Identify and Isolate Suspected Cases


In workplaces where exposure to COVID-19 may occur, prompt identification and isolation of potentially infectious individuals is a critical first step in protecting workers, visitors, and others at the work site.
Wherever feasible, immediately isolate individuals suspected of having COVID-19. For example, move potentially infectious individuals to isolation rooms. On an aircraft, if possible and without compromising aviation safety, move potentially infectious individuals to seats away from passengers and crew. In other work sites, move potentially infectious individuals to a location away from workers, customers, and other visitors and with a closed door, if possible.
Take steps to limit the spread of the individual’s infectious respiratory secretions, including by providing them a facemask and asking them to wear it, if they can tolerate doing so. Note: A surgical mask on a patient or other sick person should not be confused with PPE for a worker; the surgical mask acts to contain potentially infectious respiratory secretions at the source (i.e., the person’s nose and mouth).
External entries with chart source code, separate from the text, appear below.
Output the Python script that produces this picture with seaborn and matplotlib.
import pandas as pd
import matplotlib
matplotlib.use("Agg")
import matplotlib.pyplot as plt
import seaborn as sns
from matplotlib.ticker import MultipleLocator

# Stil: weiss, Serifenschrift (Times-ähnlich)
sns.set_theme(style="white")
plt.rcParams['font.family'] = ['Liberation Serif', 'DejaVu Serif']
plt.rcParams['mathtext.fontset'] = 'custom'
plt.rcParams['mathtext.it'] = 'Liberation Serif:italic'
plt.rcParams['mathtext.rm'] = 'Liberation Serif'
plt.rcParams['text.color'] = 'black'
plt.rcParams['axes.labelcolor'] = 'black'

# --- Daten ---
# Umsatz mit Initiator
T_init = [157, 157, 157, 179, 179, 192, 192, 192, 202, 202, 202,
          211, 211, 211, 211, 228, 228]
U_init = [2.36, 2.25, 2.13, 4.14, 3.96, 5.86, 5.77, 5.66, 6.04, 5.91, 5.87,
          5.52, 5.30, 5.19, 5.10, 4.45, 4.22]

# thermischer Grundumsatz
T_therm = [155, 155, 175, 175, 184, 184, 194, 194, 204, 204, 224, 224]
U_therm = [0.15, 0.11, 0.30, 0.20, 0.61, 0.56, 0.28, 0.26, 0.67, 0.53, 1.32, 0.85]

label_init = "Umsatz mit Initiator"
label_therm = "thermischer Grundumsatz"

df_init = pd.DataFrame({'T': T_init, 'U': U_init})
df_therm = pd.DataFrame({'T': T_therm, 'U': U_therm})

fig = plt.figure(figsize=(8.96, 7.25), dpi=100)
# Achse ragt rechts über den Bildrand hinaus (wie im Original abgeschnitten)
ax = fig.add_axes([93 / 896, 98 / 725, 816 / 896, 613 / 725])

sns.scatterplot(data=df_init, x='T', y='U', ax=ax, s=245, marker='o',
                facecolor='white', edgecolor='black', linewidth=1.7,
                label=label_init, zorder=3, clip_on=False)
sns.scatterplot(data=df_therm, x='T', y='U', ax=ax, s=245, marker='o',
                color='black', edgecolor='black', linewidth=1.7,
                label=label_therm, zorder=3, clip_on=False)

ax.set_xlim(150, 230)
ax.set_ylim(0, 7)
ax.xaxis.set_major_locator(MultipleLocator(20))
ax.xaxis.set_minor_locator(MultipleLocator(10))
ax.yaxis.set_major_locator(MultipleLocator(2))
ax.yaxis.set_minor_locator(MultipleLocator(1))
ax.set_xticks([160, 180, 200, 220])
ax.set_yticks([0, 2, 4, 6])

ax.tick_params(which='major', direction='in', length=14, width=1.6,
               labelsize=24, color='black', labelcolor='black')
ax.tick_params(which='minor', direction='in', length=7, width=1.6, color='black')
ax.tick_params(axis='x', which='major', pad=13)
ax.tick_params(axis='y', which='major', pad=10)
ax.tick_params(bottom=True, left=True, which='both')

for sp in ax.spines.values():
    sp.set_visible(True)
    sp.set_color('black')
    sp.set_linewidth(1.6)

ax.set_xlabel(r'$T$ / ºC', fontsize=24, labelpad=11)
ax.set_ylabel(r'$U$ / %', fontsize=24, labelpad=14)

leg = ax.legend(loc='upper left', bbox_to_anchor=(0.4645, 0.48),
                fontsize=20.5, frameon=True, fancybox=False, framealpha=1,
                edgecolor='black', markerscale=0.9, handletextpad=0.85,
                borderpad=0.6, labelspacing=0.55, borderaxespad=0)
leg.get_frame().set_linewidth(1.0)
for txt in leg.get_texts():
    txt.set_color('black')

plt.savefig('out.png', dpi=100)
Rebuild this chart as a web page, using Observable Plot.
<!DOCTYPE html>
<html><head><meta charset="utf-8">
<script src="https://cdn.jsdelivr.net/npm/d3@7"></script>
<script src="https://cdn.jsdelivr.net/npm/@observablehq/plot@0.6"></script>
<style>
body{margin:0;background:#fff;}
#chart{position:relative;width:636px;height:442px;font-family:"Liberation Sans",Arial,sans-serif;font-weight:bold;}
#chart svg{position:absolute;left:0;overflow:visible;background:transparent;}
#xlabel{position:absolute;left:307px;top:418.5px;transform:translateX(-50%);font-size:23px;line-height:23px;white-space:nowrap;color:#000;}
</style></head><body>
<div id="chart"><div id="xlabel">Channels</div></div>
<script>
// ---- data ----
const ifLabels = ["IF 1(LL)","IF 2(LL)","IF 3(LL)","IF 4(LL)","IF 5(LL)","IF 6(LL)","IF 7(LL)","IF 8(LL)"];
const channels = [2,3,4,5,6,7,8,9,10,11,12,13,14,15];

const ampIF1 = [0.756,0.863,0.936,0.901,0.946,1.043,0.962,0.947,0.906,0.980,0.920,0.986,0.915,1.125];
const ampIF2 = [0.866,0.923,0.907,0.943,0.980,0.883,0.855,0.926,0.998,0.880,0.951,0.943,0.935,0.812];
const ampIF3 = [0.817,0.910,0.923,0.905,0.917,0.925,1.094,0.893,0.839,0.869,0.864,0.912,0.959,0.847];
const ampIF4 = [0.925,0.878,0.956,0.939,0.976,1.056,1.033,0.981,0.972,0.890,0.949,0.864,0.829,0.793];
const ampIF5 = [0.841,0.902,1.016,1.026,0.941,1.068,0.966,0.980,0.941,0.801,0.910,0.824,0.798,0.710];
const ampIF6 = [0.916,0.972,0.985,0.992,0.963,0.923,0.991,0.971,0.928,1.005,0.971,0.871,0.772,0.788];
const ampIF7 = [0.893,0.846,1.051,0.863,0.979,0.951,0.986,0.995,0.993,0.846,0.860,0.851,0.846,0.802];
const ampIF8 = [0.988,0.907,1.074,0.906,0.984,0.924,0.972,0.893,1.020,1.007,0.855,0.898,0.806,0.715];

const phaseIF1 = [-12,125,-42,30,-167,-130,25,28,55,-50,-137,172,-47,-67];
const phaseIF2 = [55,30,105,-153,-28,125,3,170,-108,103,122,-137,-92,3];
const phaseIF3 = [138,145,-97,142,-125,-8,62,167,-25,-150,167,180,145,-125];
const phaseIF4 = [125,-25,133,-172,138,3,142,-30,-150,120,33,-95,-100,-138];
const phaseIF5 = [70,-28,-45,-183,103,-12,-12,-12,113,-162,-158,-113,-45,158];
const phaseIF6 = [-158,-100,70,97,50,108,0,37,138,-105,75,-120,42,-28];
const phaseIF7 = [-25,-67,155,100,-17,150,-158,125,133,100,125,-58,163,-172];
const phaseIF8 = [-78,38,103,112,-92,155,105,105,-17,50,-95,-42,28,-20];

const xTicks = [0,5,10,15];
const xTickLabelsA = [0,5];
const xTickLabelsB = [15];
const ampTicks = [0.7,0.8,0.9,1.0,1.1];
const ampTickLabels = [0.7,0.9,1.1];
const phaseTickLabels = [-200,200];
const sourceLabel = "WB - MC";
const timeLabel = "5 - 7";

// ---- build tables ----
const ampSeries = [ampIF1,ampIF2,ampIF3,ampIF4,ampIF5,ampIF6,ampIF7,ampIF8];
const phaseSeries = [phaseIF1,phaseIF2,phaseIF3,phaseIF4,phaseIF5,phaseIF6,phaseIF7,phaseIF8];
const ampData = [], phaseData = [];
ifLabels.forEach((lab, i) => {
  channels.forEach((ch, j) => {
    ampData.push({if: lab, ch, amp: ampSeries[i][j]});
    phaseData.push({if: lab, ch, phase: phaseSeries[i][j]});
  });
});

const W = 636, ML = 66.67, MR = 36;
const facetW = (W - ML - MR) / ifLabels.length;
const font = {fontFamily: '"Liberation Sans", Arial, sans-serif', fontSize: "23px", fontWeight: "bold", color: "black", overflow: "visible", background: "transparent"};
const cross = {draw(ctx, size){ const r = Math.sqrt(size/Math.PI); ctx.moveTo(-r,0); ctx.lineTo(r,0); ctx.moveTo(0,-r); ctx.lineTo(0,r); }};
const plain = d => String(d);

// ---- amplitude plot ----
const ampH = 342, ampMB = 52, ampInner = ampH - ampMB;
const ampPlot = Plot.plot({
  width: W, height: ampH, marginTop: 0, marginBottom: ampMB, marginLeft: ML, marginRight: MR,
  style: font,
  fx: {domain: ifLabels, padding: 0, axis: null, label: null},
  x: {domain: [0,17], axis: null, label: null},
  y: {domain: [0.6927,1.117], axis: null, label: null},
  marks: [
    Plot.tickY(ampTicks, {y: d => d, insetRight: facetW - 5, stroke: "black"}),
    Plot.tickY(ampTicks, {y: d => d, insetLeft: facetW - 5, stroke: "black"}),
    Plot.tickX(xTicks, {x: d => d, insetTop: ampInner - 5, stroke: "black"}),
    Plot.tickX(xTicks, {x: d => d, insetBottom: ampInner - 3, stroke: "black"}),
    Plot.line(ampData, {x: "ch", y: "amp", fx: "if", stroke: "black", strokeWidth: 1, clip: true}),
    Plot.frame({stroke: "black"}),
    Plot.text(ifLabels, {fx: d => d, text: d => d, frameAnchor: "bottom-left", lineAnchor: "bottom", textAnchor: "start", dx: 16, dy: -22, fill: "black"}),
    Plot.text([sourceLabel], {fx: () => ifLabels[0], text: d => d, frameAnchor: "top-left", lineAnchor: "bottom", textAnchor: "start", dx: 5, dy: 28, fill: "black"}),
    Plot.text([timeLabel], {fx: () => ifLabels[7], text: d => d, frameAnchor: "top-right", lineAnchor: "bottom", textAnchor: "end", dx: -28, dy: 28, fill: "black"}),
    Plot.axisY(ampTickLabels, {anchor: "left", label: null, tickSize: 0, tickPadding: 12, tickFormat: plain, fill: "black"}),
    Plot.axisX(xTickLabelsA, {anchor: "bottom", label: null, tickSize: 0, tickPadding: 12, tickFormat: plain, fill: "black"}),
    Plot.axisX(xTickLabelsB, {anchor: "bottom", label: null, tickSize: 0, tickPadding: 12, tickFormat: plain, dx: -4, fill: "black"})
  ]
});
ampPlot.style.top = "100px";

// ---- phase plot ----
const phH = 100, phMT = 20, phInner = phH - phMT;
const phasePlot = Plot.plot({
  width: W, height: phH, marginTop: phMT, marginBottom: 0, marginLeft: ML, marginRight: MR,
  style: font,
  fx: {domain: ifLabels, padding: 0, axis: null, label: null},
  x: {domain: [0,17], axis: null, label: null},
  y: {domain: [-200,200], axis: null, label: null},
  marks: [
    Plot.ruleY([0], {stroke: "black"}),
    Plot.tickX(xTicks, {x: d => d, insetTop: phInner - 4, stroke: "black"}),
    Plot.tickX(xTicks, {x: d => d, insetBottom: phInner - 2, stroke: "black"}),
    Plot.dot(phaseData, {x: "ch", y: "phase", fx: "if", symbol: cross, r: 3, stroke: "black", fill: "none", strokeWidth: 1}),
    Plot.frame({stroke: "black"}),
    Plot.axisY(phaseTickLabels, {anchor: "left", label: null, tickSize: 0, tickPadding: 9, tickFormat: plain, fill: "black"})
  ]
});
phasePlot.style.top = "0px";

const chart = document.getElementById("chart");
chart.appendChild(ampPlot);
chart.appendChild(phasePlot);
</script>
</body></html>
After isolation, the next steps depend on the type of workplace. For example:
In most types of workplaces (i.e., those outside of healthcare):
Isolated individuals should leave the work site as soon as possible. Depending on the severity of the isolated individual’s illness, he or she might be able to return home or seek medical care on his or her own, but some individuals may need emergency medical services.
In healthcare workplaces:
If possible, isolate patients suspected of having COVID-19 separately from those with confirmed cases of the virus to prevent further transmission, including in screening, triage, or healthcare facilities.
Restrict the number of personnel entering isolation areas, including the room of a patient with suspected or confirmed COVID-19.

Protect workers in close contact with the sick person by using additional engineering and administrative controls, safe work practices, and PPE.
Sick workers should leave the work site as soon as possible. Depending on the severity of the isolated worker’s illness, he or she might be able to return home or seek medical care on his or her own, but some individuals may need emergency medical services.